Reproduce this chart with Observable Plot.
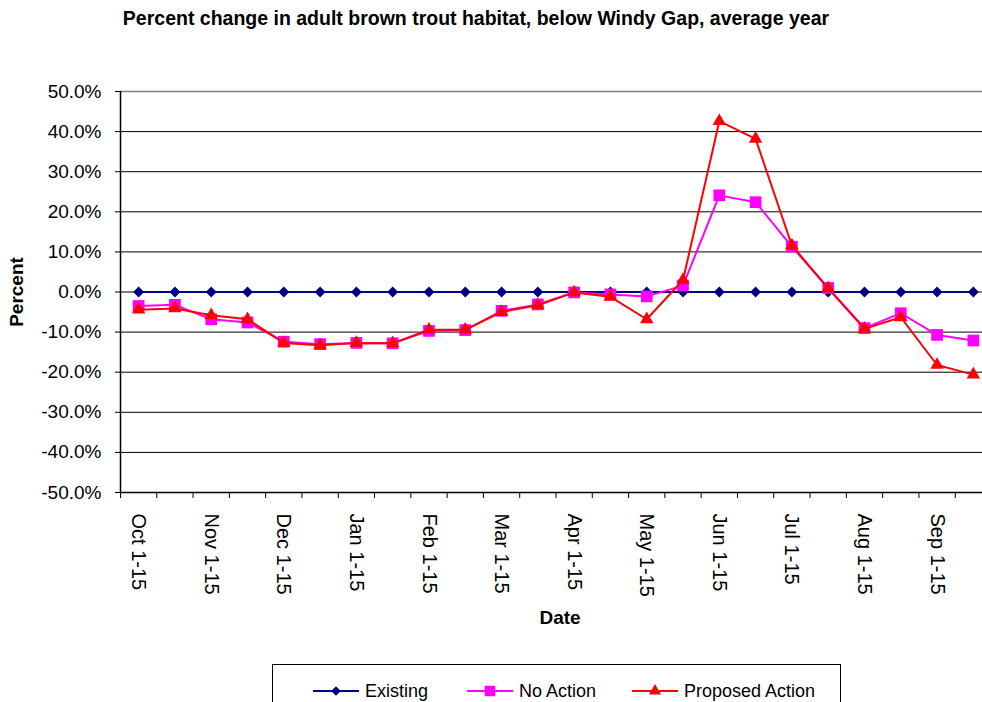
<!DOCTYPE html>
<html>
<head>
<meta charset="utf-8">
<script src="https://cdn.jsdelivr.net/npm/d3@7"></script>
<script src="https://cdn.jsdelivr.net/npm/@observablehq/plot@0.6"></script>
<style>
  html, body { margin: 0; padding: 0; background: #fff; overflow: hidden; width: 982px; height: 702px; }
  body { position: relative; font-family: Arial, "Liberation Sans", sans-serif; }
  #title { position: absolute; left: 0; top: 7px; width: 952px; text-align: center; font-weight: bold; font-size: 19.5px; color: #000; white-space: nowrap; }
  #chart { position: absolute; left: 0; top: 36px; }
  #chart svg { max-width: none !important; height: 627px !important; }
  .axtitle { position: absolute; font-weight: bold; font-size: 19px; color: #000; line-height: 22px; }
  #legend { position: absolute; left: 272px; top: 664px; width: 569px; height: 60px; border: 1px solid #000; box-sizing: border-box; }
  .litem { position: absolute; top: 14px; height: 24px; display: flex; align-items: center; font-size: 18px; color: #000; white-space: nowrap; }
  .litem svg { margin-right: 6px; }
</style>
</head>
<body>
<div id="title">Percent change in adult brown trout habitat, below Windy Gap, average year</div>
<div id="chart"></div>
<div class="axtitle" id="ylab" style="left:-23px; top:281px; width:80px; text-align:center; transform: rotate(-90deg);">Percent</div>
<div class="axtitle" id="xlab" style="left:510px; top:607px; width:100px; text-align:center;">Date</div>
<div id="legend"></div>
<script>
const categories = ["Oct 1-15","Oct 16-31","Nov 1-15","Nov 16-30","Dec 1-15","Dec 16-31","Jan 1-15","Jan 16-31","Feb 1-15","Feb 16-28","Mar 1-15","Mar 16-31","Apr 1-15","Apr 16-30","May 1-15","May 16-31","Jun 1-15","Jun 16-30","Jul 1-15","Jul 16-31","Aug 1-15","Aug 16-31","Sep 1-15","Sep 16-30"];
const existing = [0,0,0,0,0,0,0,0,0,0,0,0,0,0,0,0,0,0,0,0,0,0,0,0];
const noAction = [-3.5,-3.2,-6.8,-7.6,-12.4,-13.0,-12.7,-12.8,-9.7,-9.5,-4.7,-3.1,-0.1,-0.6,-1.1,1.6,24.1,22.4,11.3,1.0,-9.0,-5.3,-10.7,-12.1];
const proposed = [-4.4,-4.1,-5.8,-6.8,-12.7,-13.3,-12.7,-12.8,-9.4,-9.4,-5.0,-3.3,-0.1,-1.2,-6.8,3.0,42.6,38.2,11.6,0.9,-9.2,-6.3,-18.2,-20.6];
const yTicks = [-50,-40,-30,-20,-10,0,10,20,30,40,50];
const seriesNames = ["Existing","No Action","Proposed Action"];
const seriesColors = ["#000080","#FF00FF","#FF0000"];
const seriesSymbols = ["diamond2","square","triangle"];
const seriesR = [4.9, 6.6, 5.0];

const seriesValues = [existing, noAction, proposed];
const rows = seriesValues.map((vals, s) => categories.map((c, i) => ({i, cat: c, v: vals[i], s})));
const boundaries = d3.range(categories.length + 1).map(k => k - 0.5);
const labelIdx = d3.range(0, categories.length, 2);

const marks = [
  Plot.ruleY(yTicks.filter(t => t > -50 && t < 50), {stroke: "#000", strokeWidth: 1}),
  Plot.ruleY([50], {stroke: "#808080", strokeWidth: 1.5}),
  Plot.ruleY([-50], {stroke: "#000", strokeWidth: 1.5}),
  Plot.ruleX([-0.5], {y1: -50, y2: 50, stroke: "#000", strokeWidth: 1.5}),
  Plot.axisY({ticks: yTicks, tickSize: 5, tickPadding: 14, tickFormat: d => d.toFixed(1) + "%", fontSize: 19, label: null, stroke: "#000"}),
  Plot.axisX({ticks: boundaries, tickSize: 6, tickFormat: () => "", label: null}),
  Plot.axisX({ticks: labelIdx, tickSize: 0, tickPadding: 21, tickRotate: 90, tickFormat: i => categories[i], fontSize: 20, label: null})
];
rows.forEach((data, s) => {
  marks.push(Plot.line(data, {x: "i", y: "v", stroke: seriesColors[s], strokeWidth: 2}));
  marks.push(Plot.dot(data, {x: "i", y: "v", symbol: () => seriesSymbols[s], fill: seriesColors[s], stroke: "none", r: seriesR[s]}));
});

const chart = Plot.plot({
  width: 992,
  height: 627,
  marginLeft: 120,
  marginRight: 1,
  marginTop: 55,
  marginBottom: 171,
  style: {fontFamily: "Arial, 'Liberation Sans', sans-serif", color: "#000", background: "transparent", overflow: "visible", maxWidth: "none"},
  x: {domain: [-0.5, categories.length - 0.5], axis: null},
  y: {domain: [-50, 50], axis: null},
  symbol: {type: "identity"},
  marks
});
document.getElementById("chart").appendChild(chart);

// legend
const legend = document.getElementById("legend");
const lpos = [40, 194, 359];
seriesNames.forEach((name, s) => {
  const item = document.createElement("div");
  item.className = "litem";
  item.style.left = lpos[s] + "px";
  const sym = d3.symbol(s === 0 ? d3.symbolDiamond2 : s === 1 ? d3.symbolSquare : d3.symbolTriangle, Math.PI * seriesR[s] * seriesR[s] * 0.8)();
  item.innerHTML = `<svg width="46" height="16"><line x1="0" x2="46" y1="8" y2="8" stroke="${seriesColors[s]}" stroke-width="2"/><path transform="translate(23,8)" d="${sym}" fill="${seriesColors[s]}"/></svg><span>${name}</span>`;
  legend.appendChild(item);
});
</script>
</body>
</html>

______________________________

## [TASK STATEMENT]
Except for the pictures, give all the material above again verbatim.

## [FULL RESPONSE]
Reproduce this chart with Observable Plot.
<!DOCTYPE html>
<html>
<head>
<meta charset="utf-8">
<script src="https://cdn.jsdelivr.net/npm/d3@7"></script>
<script src="https://cdn.jsdelivr.net/npm/@observablehq/plot@0.6"></script>
<style>
  html, body { margin: 0; padding: 0; background: #fff; overflow: hidden; width: 982px; height: 702px; }
  body { position: relative; font-family: Arial, "Liberation Sans", sans-serif; }
  #title { position: absolute; left: 0; top: 7px; width: 952px; text-align: center; font-weight: bold; font-size: 19.5px; color: #000; white-space: nowrap; }
  #chart { position: absolute; left: 0; top: 36px; }
  #chart svg { max-width: none !important; height: 627px !important; }
  .axtitle { position: absolute; font-weight: bold; font-size: 19px; color: #000; line-height: 22px; }
  #legend { position: absolute; left: 272px; top: 664px; width: 569px; height: 60px; border: 1px solid #000; box-sizing: border-box; }
  .litem { position: absolute; top: 14px; height: 24px; display: flex; align-items: center; font-size: 18px; color: #000; white-space: nowrap; }
  .litem svg { margin-right: 6px; }
</style>
</head>
<body>
<div id="title">Percent change in adult brown trout habitat, below Windy Gap, average year</div>
<div id="chart"></div>
<div class="axtitle" id="ylab" style="left:-23px; top:281px; width:80px; text-align:center; transform: rotate(-90deg);">Percent</div>
<div class="axtitle" id="xlab" style="left:510px; top:607px; width:100px; text-align:center;">Date</div>
<div id="legend"></div>
<script>
const categories = ["Oct 1-15","Oct 16-31","Nov 1-15","Nov 16-30","Dec 1-15","Dec 16-31","Jan 1-15","Jan 16-31","Feb 1-15","Feb 16-28","Mar 1-15","Mar 16-31","Apr 1-15","Apr 16-30","May 1-15","May 16-31","Jun 1-15","Jun 16-30","Jul 1-15","Jul 16-31","Aug 1-15","Aug 16-31","Sep 1-15","Sep 16-30"];
const existing = [0,0,0,0,0,0,0,0,0,0,0,0,0,0,0,0,0,0,0,0,0,0,0,0];
const noAction = [-3.5,-3.2,-6.8,-7.6,-12.4,-13.0,-12.7,-12.8,-9.7,-9.5,-4.7,-3.1,-0.1,-0.6,-1.1,1.6,24.1,22.4,11.3,1.0,-9.0,-5.3,-10.7,-12.1];
const proposed = [-4.4,-4.1,-5.8,-6.8,-12.7,-13.3,-12.7,-12.8,-9.4,-9.4,-5.0,-3.3,-0.1,-1.2,-6.8,3.0,42.6,38.2,11.6,0.9,-9.2,-6.3,-18.2,-20.6];
const yTicks = [-50,-40,-30,-20,-10,0,10,20,30,40,50];
const seriesNames = ["Existing","No Action","Proposed Action"];
const seriesColors = ["#000080","#FF00FF","#FF0000"];
const seriesSymbols = ["diamond2","square","triangle"];
const seriesR = [4.9, 6.6, 5.0];

const seriesValues = [existing, noAction, proposed];
const rows = seriesValues.map((vals, s) => categories.map((c, i) => ({i, cat: c, v: vals[i], s})));
const boundaries = d3.range(categories.length + 1).map(k => k - 0.5);
const labelIdx = d3.range(0, categories.length, 2);

const marks = [
  Plot.ruleY(yTicks.filter(t => t > -50 && t < 50), {stroke: "#000", strokeWidth: 1}),
  Plot.ruleY([50], {stroke: "#808080", strokeWidth: 1.5}),
  Plot.ruleY([-50], {stroke: "#000", strokeWidth: 1.5}),
  Plot.ruleX([-0.5], {y1: -50, y2: 50, stroke: "#000", strokeWidth: 1.5}),
  Plot.axisY({ticks: yTicks, tickSize: 5, tickPadding: 14, tickFormat: d => d.toFixed(1) + "%", fontSize: 19, label: null, stroke: "#000"}),
  Plot.axisX({ticks: boundaries, tickSize: 6, tickFormat: () => "", label: null}),
  Plot.axisX({ticks: labelIdx, tickSize: 0, tickPadding: 21, tickRotate: 90, tickFormat: i => categories[i], fontSize: 20, label: null})
];
rows.forEach((data, s) => {
  marks.push(Plot.line(data, {x: "i", y: "v", stroke: seriesColors[s], strokeWidth: 2}));
  marks.push(Plot.dot(data, {x: "i", y: "v", symbol: () => seriesSymbols[s], fill: seriesColors[s], stroke: "none", r: seriesR[s]}));
});

const chart = Plot.plot({
  width: 992,
  height: 627,
  marginLeft: 120,
  marginRight: 1,
  marginTop: 55,
  marginBottom: 171,
  style: {fontFamily: "Arial, 'Liberation Sans', sans-serif", color: "#000", background: "transparent", overflow: "visible", maxWidth: "none"},
  x: {domain: [-0.5, categories.length - 0.5], axis: null},
  y: {domain: [-50, 50], axis: null},
  symbol: {type: "identity"},
  marks
});
document.getElementById("chart").appendChild(chart);

// legend
const legend = document.getElementById("legend");
const lpos = [40, 194, 359];
seriesNames.forEach((name, s) => {
  const item = document.createElement("div");
  item.className = "litem";
  item.style.left = lpos[s] + "px";
  const sym = d3.symbol(s === 0 ? d3.symbolDiamond2 : s === 1 ? d3.symbolSquare : d3.symbolTriangle, Math.PI * seriesR[s] * seriesR[s] * 0.8)();
  item.innerHTML = `<svg width="46" height="16"><line x1="0" x2="46" y1="8" y2="8" stroke="${seriesColors[s]}" stroke-width="2"/><path transform="translate(23,8)" d="${sym}" fill="${seriesColors[s]}"/></svg><span>${name}</span>`;
  legend.appendChild(item);
});
</script>
</body>
</html>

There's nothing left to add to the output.